TO DO: Your task is to quote exactly the run of lines that starts at the line containing "Write a Python" and ends at the line containing "plt.rcParams['font.family'] = ['Lato', 'DejaVu", including both.

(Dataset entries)

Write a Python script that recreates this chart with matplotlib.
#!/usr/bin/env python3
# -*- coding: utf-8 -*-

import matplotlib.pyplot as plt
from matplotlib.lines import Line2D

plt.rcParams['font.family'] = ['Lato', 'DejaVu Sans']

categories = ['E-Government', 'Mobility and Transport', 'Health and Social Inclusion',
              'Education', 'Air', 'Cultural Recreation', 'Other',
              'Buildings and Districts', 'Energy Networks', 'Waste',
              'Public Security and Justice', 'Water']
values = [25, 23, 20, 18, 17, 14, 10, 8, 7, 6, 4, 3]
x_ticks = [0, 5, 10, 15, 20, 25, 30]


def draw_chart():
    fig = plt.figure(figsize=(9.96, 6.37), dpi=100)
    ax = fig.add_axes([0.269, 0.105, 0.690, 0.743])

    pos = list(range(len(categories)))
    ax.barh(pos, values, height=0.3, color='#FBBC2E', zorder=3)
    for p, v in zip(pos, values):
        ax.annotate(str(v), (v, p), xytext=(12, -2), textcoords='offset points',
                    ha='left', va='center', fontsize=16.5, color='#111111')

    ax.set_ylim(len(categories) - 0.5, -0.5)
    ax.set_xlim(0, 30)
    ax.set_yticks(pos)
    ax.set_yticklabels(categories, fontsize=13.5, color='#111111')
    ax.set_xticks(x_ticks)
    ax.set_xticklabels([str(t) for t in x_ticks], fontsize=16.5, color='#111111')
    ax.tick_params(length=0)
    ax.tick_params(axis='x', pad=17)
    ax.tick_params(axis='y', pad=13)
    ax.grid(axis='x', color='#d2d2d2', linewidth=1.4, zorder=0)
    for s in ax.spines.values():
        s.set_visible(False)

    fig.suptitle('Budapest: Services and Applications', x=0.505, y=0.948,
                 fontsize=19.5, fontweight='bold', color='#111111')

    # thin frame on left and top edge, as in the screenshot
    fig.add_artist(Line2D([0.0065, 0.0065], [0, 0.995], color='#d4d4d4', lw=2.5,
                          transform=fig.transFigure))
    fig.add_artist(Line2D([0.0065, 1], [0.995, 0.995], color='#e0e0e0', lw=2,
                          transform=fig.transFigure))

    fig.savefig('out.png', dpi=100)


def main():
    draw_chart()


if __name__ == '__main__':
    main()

==

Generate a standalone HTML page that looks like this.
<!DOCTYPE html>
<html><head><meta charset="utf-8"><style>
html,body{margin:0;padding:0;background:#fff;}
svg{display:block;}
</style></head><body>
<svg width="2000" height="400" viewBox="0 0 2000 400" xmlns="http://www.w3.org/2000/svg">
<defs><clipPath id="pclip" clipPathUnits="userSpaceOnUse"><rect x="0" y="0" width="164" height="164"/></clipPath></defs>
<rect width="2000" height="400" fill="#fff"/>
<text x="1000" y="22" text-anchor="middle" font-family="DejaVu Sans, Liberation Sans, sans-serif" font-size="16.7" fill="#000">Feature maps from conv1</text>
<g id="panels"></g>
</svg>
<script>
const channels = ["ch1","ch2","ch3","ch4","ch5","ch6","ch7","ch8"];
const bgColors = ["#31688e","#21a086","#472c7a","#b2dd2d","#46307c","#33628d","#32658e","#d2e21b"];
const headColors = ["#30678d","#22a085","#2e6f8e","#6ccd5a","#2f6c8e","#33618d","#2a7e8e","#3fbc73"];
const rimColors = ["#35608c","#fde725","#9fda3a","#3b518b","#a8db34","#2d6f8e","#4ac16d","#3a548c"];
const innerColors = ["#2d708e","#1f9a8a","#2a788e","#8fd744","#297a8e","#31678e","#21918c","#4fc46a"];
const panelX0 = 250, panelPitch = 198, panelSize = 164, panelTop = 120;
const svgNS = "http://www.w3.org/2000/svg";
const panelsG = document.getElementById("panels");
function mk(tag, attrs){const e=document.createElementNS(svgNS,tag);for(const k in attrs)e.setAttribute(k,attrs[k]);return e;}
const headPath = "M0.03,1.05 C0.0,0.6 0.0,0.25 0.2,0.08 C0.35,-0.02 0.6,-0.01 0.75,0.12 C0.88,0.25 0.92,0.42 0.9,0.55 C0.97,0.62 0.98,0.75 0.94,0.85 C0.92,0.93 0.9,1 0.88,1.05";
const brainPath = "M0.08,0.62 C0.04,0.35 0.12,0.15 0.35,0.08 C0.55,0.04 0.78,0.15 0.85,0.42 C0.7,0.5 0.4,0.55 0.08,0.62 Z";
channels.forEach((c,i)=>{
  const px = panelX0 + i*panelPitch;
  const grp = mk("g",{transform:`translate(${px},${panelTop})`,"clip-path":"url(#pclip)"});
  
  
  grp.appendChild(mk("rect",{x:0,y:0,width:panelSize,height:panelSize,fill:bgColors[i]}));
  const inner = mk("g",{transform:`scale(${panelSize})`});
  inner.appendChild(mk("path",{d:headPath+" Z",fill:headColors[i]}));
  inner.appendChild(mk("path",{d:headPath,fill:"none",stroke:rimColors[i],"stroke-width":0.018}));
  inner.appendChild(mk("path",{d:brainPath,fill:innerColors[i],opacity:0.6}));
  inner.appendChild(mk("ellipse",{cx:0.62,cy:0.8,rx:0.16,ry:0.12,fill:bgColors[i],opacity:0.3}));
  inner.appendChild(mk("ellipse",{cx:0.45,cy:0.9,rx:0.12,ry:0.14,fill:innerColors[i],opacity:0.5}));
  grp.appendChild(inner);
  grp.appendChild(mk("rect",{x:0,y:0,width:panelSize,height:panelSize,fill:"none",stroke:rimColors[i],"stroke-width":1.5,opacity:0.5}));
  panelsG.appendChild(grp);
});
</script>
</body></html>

THE ANSWER:
Write a Python script that recreates this chart with matplotlib.
#!/usr/bin/env python3
# -*- coding: utf-8 -*-

import matplotlib.pyplot as plt
from matplotlib.lines import Line2D

plt.rcParams['font.family'] = ['Lato', 'DejaVu Sans']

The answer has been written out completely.